[Start DATA BLOCK]

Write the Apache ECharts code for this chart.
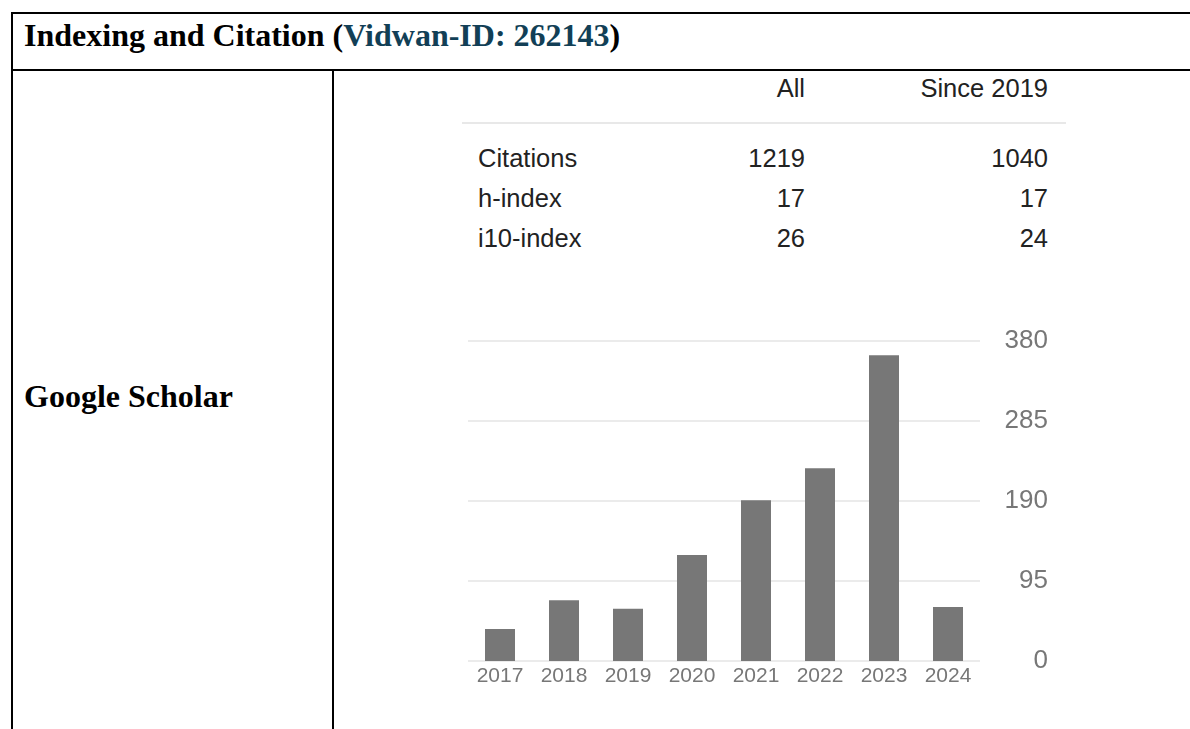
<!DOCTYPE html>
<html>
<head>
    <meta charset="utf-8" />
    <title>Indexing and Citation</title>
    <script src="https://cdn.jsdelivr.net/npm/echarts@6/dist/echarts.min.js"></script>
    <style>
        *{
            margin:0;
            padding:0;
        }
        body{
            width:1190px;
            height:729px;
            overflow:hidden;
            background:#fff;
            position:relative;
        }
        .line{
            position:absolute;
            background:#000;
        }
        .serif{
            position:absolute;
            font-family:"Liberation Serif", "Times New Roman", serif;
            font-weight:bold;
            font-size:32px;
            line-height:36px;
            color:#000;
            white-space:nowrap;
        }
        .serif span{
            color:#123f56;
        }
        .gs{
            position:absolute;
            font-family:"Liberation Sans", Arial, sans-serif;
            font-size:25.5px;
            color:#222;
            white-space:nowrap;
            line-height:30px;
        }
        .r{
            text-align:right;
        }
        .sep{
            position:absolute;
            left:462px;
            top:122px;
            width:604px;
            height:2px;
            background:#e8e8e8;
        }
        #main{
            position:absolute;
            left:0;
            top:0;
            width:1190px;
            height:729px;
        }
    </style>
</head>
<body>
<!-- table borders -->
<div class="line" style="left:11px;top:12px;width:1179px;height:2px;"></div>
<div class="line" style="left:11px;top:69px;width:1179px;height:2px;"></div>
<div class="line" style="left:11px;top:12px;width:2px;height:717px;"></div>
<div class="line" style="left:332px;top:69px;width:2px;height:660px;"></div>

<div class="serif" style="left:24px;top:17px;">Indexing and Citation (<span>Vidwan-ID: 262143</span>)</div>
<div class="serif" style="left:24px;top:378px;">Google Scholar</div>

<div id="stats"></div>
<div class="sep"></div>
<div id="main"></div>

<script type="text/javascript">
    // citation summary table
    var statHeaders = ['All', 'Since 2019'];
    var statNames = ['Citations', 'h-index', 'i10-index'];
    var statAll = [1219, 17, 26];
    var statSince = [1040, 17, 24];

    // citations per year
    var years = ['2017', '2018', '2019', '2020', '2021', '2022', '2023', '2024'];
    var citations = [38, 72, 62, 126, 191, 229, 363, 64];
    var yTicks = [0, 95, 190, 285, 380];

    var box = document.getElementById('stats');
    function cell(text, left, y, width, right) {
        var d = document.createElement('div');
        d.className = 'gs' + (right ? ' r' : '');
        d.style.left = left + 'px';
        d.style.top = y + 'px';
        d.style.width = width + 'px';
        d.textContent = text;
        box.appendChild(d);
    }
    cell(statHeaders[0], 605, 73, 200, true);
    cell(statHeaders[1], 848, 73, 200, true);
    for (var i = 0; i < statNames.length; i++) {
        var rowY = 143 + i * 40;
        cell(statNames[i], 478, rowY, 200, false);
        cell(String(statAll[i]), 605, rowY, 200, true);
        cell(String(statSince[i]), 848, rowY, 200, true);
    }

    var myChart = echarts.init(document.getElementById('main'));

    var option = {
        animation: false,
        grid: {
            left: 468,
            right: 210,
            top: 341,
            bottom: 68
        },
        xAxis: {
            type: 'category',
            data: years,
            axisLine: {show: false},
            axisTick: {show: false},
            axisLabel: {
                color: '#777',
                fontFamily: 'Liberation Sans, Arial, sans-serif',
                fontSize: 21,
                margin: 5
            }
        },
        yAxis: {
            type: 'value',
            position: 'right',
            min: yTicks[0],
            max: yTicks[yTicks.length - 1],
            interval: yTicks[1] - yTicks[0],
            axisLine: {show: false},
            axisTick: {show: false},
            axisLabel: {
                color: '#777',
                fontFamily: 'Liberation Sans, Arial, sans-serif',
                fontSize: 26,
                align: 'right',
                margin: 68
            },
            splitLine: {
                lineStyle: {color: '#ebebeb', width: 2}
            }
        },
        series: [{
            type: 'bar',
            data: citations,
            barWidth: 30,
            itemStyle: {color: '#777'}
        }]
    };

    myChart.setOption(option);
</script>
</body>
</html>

[End DATA BLOCK]

Drop the images and repeat the data exactly.

• RESPONSE:
Write the Apache ECharts code for this chart.
<!DOCTYPE html>
<html>
<head>
    <meta charset="utf-8" />
    <title>Indexing and Citation</title>
    <script src="https://cdn.jsdelivr.net/npm/echarts@6/dist/echarts.min.js"></script>
    <style>
        *{
            margin:0;
            padding:0;
        }
        body{
            width:1190px;
            height:729px;
            overflow:hidden;
            background:#fff;
            position:relative;
        }
        .line{
            position:absolute;
            background:#000;
        }
        .serif{
            position:absolute;
            font-family:"Liberation Serif", "Times New Roman", serif;
            font-weight:bold;
            font-size:32px;
            line-height:36px;
            color:#000;
            white-space:nowrap;
        }
        .serif span{
            color:#123f56;
        }
        .gs{
            position:absolute;
            font-family:"Liberation Sans", Arial, sans-serif;
            font-size:25.5px;
            color:#222;
            white-space:nowrap;
            line-height:30px;
        }
        .r{
            text-align:right;
        }
        .sep{
            position:absolute;
            left:462px;
            top:122px;
            width:604px;
            height:2px;
            background:#e8e8e8;
        }
        #main{
            position:absolute;
            left:0;
            top:0;
            width:1190px;
            height:729px;
        }
    </style>
</head>
<body>
<!-- table borders -->
<div class="line" style="left:11px;top:12px;width:1179px;height:2px;"></div>
<div class="line" style="left:11px;top:69px;width:1179px;height:2px;"></div>
<div class="line" style="left:11px;top:12px;width:2px;height:717px;"></div>
<div class="line" style="left:332px;top:69px;width:2px;height:660px;"></div>

<div class="serif" style="left:24px;top:17px;">Indexing and Citation (<span>Vidwan-ID: 262143</span>)</div>
<div class="serif" style="left:24px;top:378px;">Google Scholar</div>

<div id="stats"></div>
<div class="sep"></div>
<div id="main"></div>

<script type="text/javascript">
    // citation summary table
    var statHeaders = ['All', 'Since 2019'];
    var statNames = ['Citations', 'h-index', 'i10-index'];
    var statAll = [1219, 17, 26];
    var statSince = [1040, 17, 24];

    // citations per year
    var years = ['2017', '2018', '2019', '2020', '2021', '2022', '2023', '2024'];
    var citations = [38, 72, 62, 126, 191, 229, 363, 64];
    var yTicks = [0, 95, 190, 285, 380];

    var box = document.getElementById('stats');
    function cell(text, left, y, width, right) {
        var d = document.createElement('div');
        d.className = 'gs' + (right ? ' r' : '');
        d.style.left = left + 'px';
        d.style.top = y + 'px';
        d.style.width = width + 'px';
        d.textContent = text;
        box.appendChild(d);
    }
    cell(statHeaders[0], 605, 73, 200, true);
    cell(statHeaders[1], 848, 73, 200, true);
    for (var i = 0; i < statNames.length; i++) {
        var rowY = 143 + i * 40;
        cell(statNames[i], 478, rowY, 200, false);
        cell(String(statAll[i]), 605, rowY, 200, true);
        cell(String(statSince[i]), 848, rowY, 200, true);
    }

    var myChart = echarts.init(document.getElementById('main'));

    var option = {
        animation: false,
        grid: {
            left: 468,
            right: 210,
            top: 341,
            bottom: 68
        },
        xAxis: {
            type: 'category',
            data: years,
            axisLine: {show: false},
            axisTick: {show: false},
            axisLabel: {
                color: '#777',
                fontFamily: 'Liberation Sans, Arial, sans-serif',
                fontSize: 21,
                margin: 5
            }
        },
        yAxis: {
            type: 'value',
            position: 'right',
            min: yTicks[0],
            max: yTicks[yTicks.length - 1],
            interval: yTicks[1] - yTicks[0],
            axisLine: {show: false},
            axisTick: {show: false},
            axisLabel: {
                color: '#777',
                fontFamily: 'Liberation Sans, Arial, sans-serif',
                fontSize: 26,
                align: 'right',
                margin: 68
            },
            splitLine: {
                lineStyle: {color: '#ebebeb', width: 2}
            }
        },
        series: [{
            type: 'bar',
            data: citations,
            barWidth: 30,
            itemStyle: {color: '#777'}
        }]
    };

    myChart.setOption(option);
</script>
</body>
</html>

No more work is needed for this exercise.